Hiram A. Elliott was born on April 4,1897, in a small farm house on Superior's east side. He had an older brother and later a sister. When Hi was about 5 years old, dad purchased an 80 acre farm on Superior's south side where he raised dairy cattle. Hi, of course, was too young to milk the cows, but in his early growing years he learned to ski on barrelhoop skis, hunted, fished and snared rabbits which he sold for 20 cents each to Berthiaume Brothers store. That helped support the family during the less than best of times.

Farming was not all that good because of area competition and the weather didn't always cooperate.
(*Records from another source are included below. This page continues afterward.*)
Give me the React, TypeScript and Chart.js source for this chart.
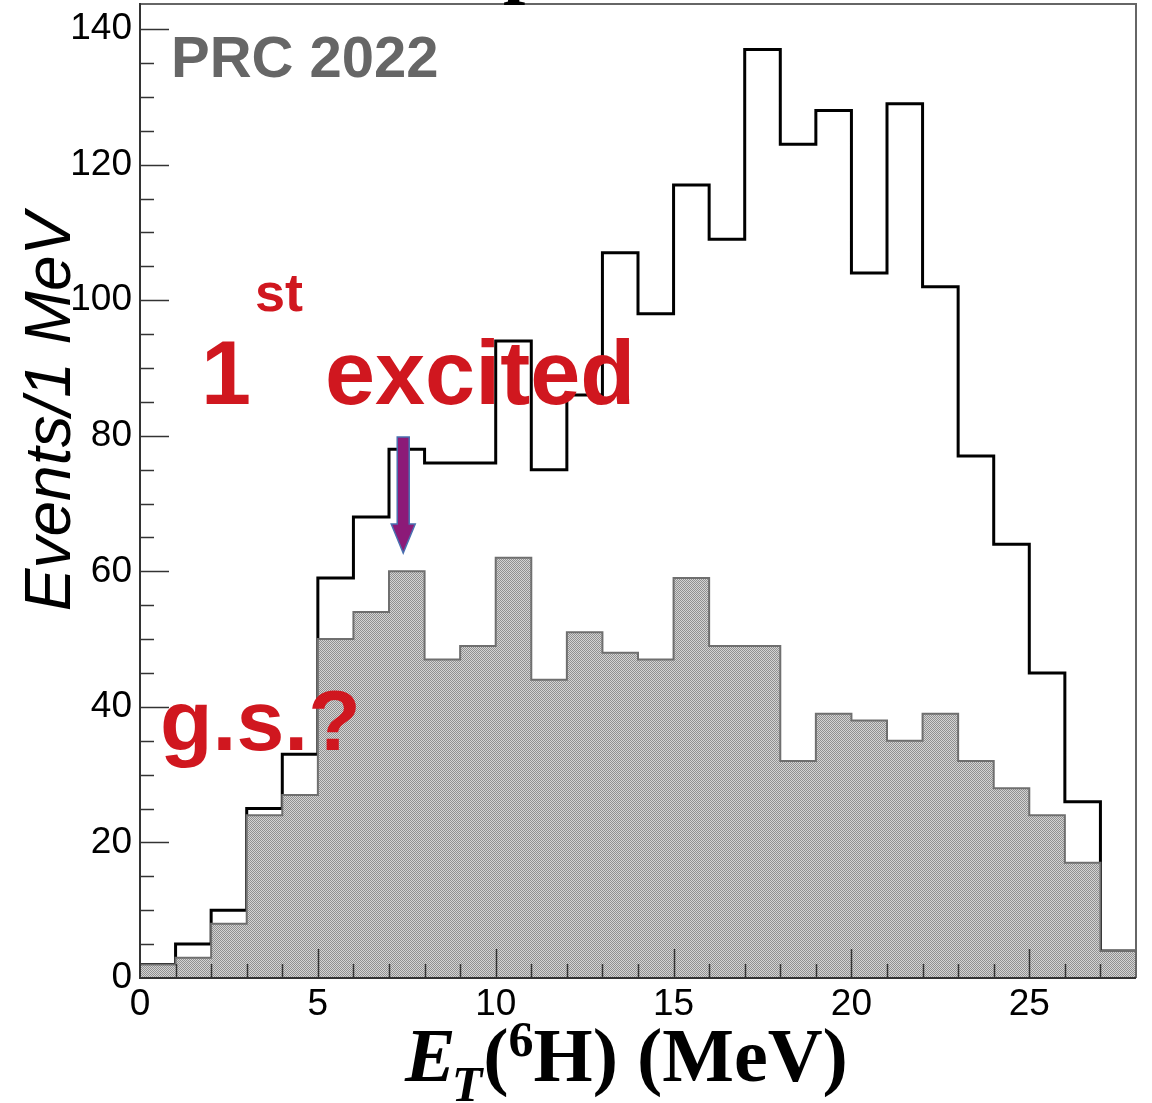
import { useEffect, useRef } from "react";
import { Chart, registerables } from "chart.js";

Chart.register(...registerables);

// ---- data (1 MeV bins, left edges) ----
const binLefts = [0, 1, 2, 3, 4, 5, 6, 7, 8, 9, 10, 11, 12, 13, 14, 15, 16, 17, 18, 19, 20, 21, 22, 23, 24, 25, 26, 27];
const binWidth = 1;
const openCounts = [2, 5, 10, 25, 33, 59, 68, 78, 76, 76, 94, 75, 86, 107, 98, 117, 109, 137, 123, 128, 104, 129, 102, 77, 64, 45, 26, 4];
const filledCounts = [2, 3, 8, 24, 27, 50, 54, 60, 47, 49, 62, 44, 51, 48, 47, 59, 49, 49, 32, 39, 38, 35, 39, 32, 28, 24, 17, 4];
const xTickValues = [0, 5, 10, 15, 20, 25];
const yTickValues = [0, 20, 40, 60, 80, 100, 120, 140];
const xMin = 0;
const xMax = 28;
const yMin = 0;
const yMax = 143.85;
// arrow annotation (data units)
const arrowX = 7.4;
const arrowTopY = 79.8;
const arrowTipY = 62.7;

const RED = "#d0171f";
const SANS = "'Liberation Sans', Arial, Helvetica, sans-serif";
const SERIF = "'Liberation Serif', 'Times New Roman', serif";

function toSteps(values: number[]) {
  const pts = values.map((v, i) => ({ x: binLefts[i], y: v }));
  const last = values.length - 1;
  pts.push({ x: binLefts[last] + binWidth, y: values[last] });
  return pts;
}

function makePattern(): CanvasPattern | string {
  const c = document.createElement("canvas");
  c.width = 2;
  c.height = 2;
  const g = c.getContext("2d");
  if (!g) return "#b0b0b0";
  g.fillStyle = "#d4d4d4";
  g.fillRect(0, 0, 2, 2);
  g.fillStyle = "#909090";
  g.fillRect(0, 0, 1, 1);
  g.fillRect(1, 1, 1, 1);
  const p = g.createPattern(c, "repeat");
  return p || "#b0b0b0";
}

const decorPlugin = {
  id: "rootDecor",
  afterDraw(chart: any) {
    const { ctx, chartArea: a, scales } = chart;
    const xs = scales.x;
    const ys = scales.y;
    ctx.save();

    // inner ticks
    ctx.strokeStyle = "#333";
    ctx.lineWidth = 1.5;
    for (let v = xMin + 1; v < xMax; v += 1) {
      const px = Math.round(xs.getPixelForValue(v)) + 0.5;
      const len = v % 5 === 0 ? 29 : 14;
      ctx.beginPath();
      ctx.moveTo(px, a.bottom);
      ctx.lineTo(px, a.bottom - len);
      ctx.stroke();
    }
    for (let v = yMin + 5; v < yMax; v += 5) {
      const py = Math.round(ys.getPixelForValue(v)) + 0.5;
      const len = v % 20 === 0 ? 29 : 14;
      ctx.beginPath();
      ctx.moveTo(a.left, py);
      ctx.lineTo(a.left + len, py);
      ctx.stroke();
    }

    // frame
    ctx.lineWidth = 2;
    ctx.strokeStyle = "#666";
    ctx.beginPath();
    ctx.moveTo(a.left, a.top + 1);
    ctx.lineTo(a.right, a.top + 1);
    ctx.lineTo(a.right, a.bottom);
    ctx.stroke();
    ctx.strokeStyle = "#333";
    ctx.beginPath();
    ctx.moveTo(a.left, a.top);
    ctx.lineTo(a.left, a.bottom);
    ctx.lineTo(a.right, a.bottom);
    ctx.stroke();

    // cut-off title fragment at top
    ctx.fillStyle = "#000";
    ctx.font = `bold 80px ${SERIF}`;
    ctx.textAlign = "left";
    ctx.textBaseline = "alphabetic";
    ctx.fillText("p", 503, -12);

    // PRC 2022
    ctx.fillStyle = "#666";
    ctx.font = `bold 58px ${SANS}`;
    ctx.fillText("PRC 2022", 171, 77);

    // red labels
    ctx.fillStyle = RED;
    ctx.font = `bold 90px ${SANS}`;
    ctx.fillText("1", 201, 404);
    ctx.fillText("excited", 325, 404);
    ctx.font = `bold 86px ${SANS}`;
    ctx.fillText("g.s.?", 160, 750);
    ctx.font = `bold 54px ${SANS}`;
    ctx.fillText("st", 255, 311);

    // arrow
    const ax = xs.getPixelForValue(arrowX);
    const aTop = ys.getPixelForValue(arrowTopY);
    const aTip = ys.getPixelForValue(arrowTipY);
    const headH = 29;
    const shaftW = 6;
    const headW = 12;
    ctx.beginPath();
    ctx.moveTo(ax - shaftW, aTop);
    ctx.lineTo(ax + shaftW, aTop);
    ctx.lineTo(ax + shaftW, aTip - headH);
    ctx.lineTo(ax + headW, aTip - headH);
    ctx.lineTo(ax, aTip);
    ctx.lineTo(ax - headW, aTip - headH);
    ctx.lineTo(ax - shaftW, aTip - headH);
    ctx.closePath();
    ctx.fillStyle = "#8c1a78";
    ctx.fill();
    ctx.strokeStyle = "#4a70b0";
    ctx.lineWidth = 1.5;
    ctx.stroke();

    // y axis title
    ctx.save();
    ctx.translate(70, 412);
    ctx.rotate(-Math.PI / 2);
    ctx.fillStyle = "#000";
    ctx.font = `italic 64px ${SANS}`;
    ctx.textAlign = "center";
    ctx.fillText("Events/1 MeV", 0, 0);
    ctx.restore();

    // x axis title: E_T(^6H) (MeV)
    ctx.fillStyle = "#000";
    ctx.textAlign = "left";
    const base = 1081;
    let cx = 405;
    ctx.font = `italic bold 76px ${SERIF}`;
    ctx.fillText("E", cx, base);
    cx += ctx.measureText("E").width - 4;
    ctx.font = `italic bold 50px ${SERIF}`;
    ctx.fillText("T", cx, base + 20);
    cx += ctx.measureText("T").width + 1;
    ctx.font = `bold 76px ${SERIF}`;
    ctx.fillText("(", cx, base);
    cx += ctx.measureText("(").width;
    ctx.font = `bold 50px ${SERIF}`;
    ctx.fillText("6", cx, base - 25);
    cx += ctx.measureText("6").width;
    ctx.font = `bold 76px ${SERIF}`;
    ctx.fillText("H) (MeV)", cx, base);

    ctx.restore();
  },
};

export default function App() {
  const ref = useRef<HTMLCanvasElement | null>(null);

  useEffect(() => {
    if (!ref.current) return;
    const pattern = makePattern();
    const chart = new Chart(ref.current, {
      type: "line",
      data: {
        datasets: [
          {
            label: "filled",
            data: toSteps(filledCounts),
            stepped: "before",
            fill: "origin",
            backgroundColor: pattern as any,
            borderColor: "#6f6f6f",
            borderWidth: 2,
            pointRadius: 0,
            order: 0,
          },
          {
            label: "open",
            data: toSteps(openCounts),
            stepped: "before",
            fill: false,
            borderColor: "#000",
            borderWidth: 3,
            pointRadius: 0,
            order: 1,
          },
        ],
      },
      options: {
        animation: false,
        responsive: false,
        maintainAspectRatio: false,
        layout: { padding: { top: 3, right: 16, left: 0, bottom: 0 } },
        plugins: { legend: { display: false }, tooltip: { enabled: false } },
        scales: {
          x: {
            type: "linear",
            min: xMin,
            max: xMax,
            grid: { display: false, drawTicks: false },
            border: { display: false },
            afterBuildTicks: (s: any) => {
              s.ticks = xTickValues.map((v) => ({ value: v }));
            },
            afterFit: (s: any) => {
              s.height = 125;
              s.paddingLeft = 0;
              s.paddingRight = 0;
              s.paddingTop = 0;
              s.paddingBottom = 0;
            },
            ticks: {
              color: "#000",
              font: { family: SANS, size: 37 },
              padding: 5,
              maxRotation: 0,
              autoSkip: false,
            },
          },
          y: {
            type: "linear",
            min: yMin,
            max: yMax,
            grid: { display: false, drawTicks: false },
            border: { display: false },
            afterBuildTicks: (s: any) => {
              s.ticks = yTickValues.map((v) => ({ value: v }));
            },
            afterFit: (s: any) => {
              s.width = 140;
              s.paddingTop = 0;
              s.paddingBottom = 0;
              s.paddingLeft = 0;
              s.paddingRight = 0;
            },
            ticks: {
              color: "#000",
              font: { family: SANS, size: 37 },
              padding: 8,
              autoSkip: false,
            },
          },
        },
      },
      plugins: [decorPlugin],
    });
    return () => chart.destroy();
  }, []);

  return (
    <div style={{ position: "absolute", left: 0, top: 0, width: 1152, height: 1103, background: "#fff" }}>
      <canvas ref={ref} width={1152} height={1103} style={{ width: 1152, height: 1103, display: "block" }} />
    </div>
  );
}
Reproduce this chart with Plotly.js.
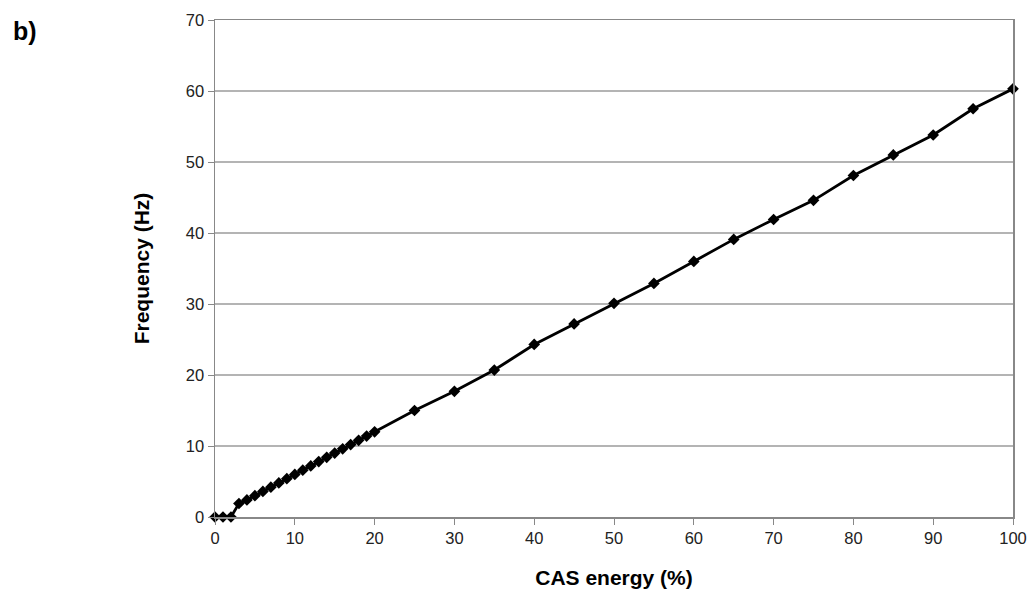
<!DOCTYPE html>
<html>
<head>
<meta charset="utf-8">
<script src="https://cdn.plot.ly/plotly-3.0.1.min.js"></script>
<style>html,body{margin:0;padding:0;background:#fff;}#chart{width:1033px;height:599px;}</style>
</head>
<body>
<div id="chart"></div>
<script>
const casEnergy = [0,1,2,3,4,5,6,7,8,9,10,11,12,13,14,15,16,17,18,19,20,25,30,35,40,45,50,55,60,65,70,75,80,85,90,95,100];
const frequency = [0,0,0,1.9,2.4,3.0,3.6,4.2,4.8,5.4,6.0,6.6,7.2,7.8,8.4,9.0,9.6,10.2,10.8,11.4,12.0,15.0,17.7,20.7,24.3,27.2,30.1,32.9,36.0,39.1,41.9,44.6,48.1,51.0,53.8,57.5,60.3];
const xTitle = "CAS energy (%)";
const yTitle = "Frequency (Hz)";
const panelLabel = "b)";

const trace = {
  x: casEnergy, y: frequency, type: 'scatter', mode: 'lines+markers',
  line: {color: '#000', width: 2.8},
  marker: {symbol: 'diamond', size: 9, color: '#000'},
  cliponaxis: false, hoverinfo: 'skip'
};
const axisFont = {family: 'Arial, Liberation Sans, sans-serif', size: 16.5, color: '#222'};
const titleFont = {family: 'Arial, Liberation Sans, sans-serif', size: 21, color: '#000', weight: 'bold'};
const layout = {
  width: 1033, height: 599,
  margin: {l: 215, r: 20, t: 20, b: 82},
  paper_bgcolor: '#fff', plot_bgcolor: '#fff',
  showlegend: false,
  xaxis: {
    range: [0, 100], dtick: 10, tick0: 0,
    showgrid: false, zeroline: false,
    showline: true, linecolor: '#888', linewidth: 1.5, mirror: true,
    ticks: 'outside', ticklen: 6, tickcolor: '#888', tickwidth: 1,
    tickfont: axisFont,
    title: {text: xTitle, font: titleFont, standoff: 24}
  },
  yaxis: {
    range: [0, 70], dtick: 10, tick0: 0,
    showgrid: true, gridcolor: '#b4b4b4', gridwidth: 1.2, zeroline: false,
    showline: true, linecolor: '#888', linewidth: 1.5, mirror: true,
    ticks: 'outside', ticklen: 6, tickcolor: '#888', tickwidth: 1,
    tickfont: axisFont,
    title: {text: yTitle, font: titleFont, standoff: 30}
  },
  annotations: [{
    text: panelLabel, xref: 'paper', yref: 'paper', x: -0.256, y: 1.01,
    xanchor: 'left', yanchor: 'top', showarrow: false,
    font: {family: 'Arial, Liberation Sans, sans-serif', size: 25, color: '#000', weight: 'bold'}
  }]
};
Plotly.newPlot('chart', [trace], layout, {displayModeBar: false, staticPlot: true});
</script>
</body>
</html>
Hi attended local schools until he was 14 and then a decision was made for him that changed his life forever . . . and it was a good decision, especially for the economy of this area.

Hi's uncle Hiram R. Elliott, a few years before Hi was born, had purchased a meat packing plant in Duluth from J. B. Stuphin and G. F. Swift and renamed it Elliott Packing Company. It was a small operation, but it did handle a full line of beef, pork, lamb, veal, processed hams and bacon. The sausage business was also popular and growing. Uncle Hiram needed some summer help and 14-year-old Hi was hired in the shipping department. Hi's father reasoned that Hi was the "least useful" around the farm and so Hi left the farm to the expertise of his older brother.


At Elliott's, the meat was shipped to area grocers by horse-drawn wagon and in 1912, Elliott's purchased its first motorized truck. Here was a typical day for Hi. He delivered a wagon load of meat to the West Duluth Incline, located around 64th Avenue West and Grand. The meat was put on the incline car and carried up the hill to Bayview Heights where Ivan Stewart was waiting for it with his horse and wagon. Ivan owned the WHM Stewart grocery in Proctor. Today, Ivan's grandson is the owner and manager of the Super One Foods store in International Falls.

Hi became a salesman for Elliott's and traveled by train from Duluth to Webster, Wis. When the train stopped along the route to drop off freight, Elliott quickly made calls to area grocers. Once he got back too late, and the train had left the station. He hired a railroad handcar and 10 miles later caught up with the train and continued his journey. Indeed, those were the days. He was making $15 per week at the time and used part of it for room and board. The rest went to mom and dad.

Hi moved quickly with the company because he was cheerful and got along with everyone. On Saturdays, Hi went downtown to the American Exchange Bank and picked up the payroll. He had a $7,000 bag full of $20, $10 and $5 gold pieces that he carried to the streetcar, without escort, and rode with to the plant on Oneota Street. Can you imagine doing that today?

Grandpa had a business partner named Warren Mendenhall. He was another force in the growth of Duluth. He owned a men's clothing store downtown that he ultimately sold to Ed Livingston, the founder of Livingston's Big Duluth at 222 W. Superior St. The Budgeteer offices are currently at that location.

Hi became president of the Elliott Packing Company in 1947. During those many years at Elliott's, Hi was a director of the Minnesota Liberty Insurance Company and the Minnesota Arrowhead Association. He was honored in 1953 as one of Minnesota's outstanding executives by the St. Paul Foundry Company. He was a member of Glen Avon Presbyterian Church, a Mason, Scottish Rite and Shriner, a member of the Isaac Walton League, Ducks Unlimited and active in 4-H activities.

His leadership at the Elliott Packing Company provided hundreds of jobs in this area. Hi was a member of the Rotary Club of Duluth and had perfect attendance for over 56 years.

Hi Elliott was one of many Duluthians who worked hard, through the good and the bad years, to contribute to this area with business and cultural expertise.

He is part of Duluth's positive history.